Jeu vidéo : pour un système plus respectueux des joueurs
Mais ce ne sont pas les seuls points que souhaite réguler le Parlement européen, bien décidé à rendre le secteur plus sain. Ainsi, l'industrie doit accorder plus d'importance à la protection des données, à l'équilibre entre les genres, à la sécurité des joueurs et veiller à ne pas discriminer les personnes handicapées. En effet, les femmes ont tendance à être sous-représentées et hypersexualisées, même si les studios font de plus en plus d'efforts sur ce point-là. Ces efforts sont également visibles avec une plus grande inclusion des personnes atteintes d'un handicap, que ce soit avec des options au sein du jeu – c'est notamment le cas du très acclamé God of War : Ragnarok, qui intègre pas moins de 60 options différentes – ou au niveau de l'équipement – Sony a par exemple présenté lors du CES 2023 son Project Leonardo, une manette spécialement conçue pour les personnes handicapées.

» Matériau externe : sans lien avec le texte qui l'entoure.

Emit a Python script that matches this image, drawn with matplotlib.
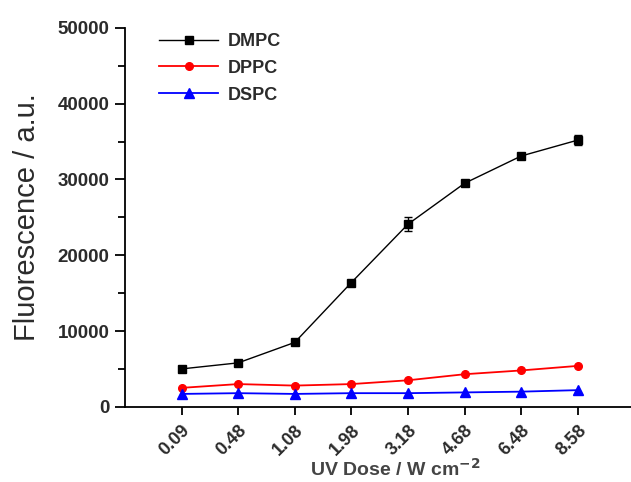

Dans un autre volet, le Parlement européen demande "l'harmonisation des règles afin de permettre aux parents d'avoir une bonne vision d'ensemble et un contrôle des jeux auxquels leurs enfants jouent". Pour ce faire, elle évoque une éventuelle modification du système PEGI, qui est actuellement en vigueur dans plus de 38 pays, et qui n'est pas toujours respecté, que ce soit par les parents ou les vendeurs. De plus, les éditeurs et les développeurs ont pour obligation de "tenir compte de l'âge, des droits et des vulnérabilités des enfants". Ils doivent également éviter de créer des jeux qui pourraient alimenter l'addiction, qui peut avoir de graves conséquences sur les résultats scolaires, la santé et les relations sociales. Certains pays ont d'ailleurs déjà pris des mesures à ce propos. C'est notamment le cas de la Chine, qui a imposé une limitation du temps de jeu à 3 heures par semaine et une interdiction de jouer après 22h.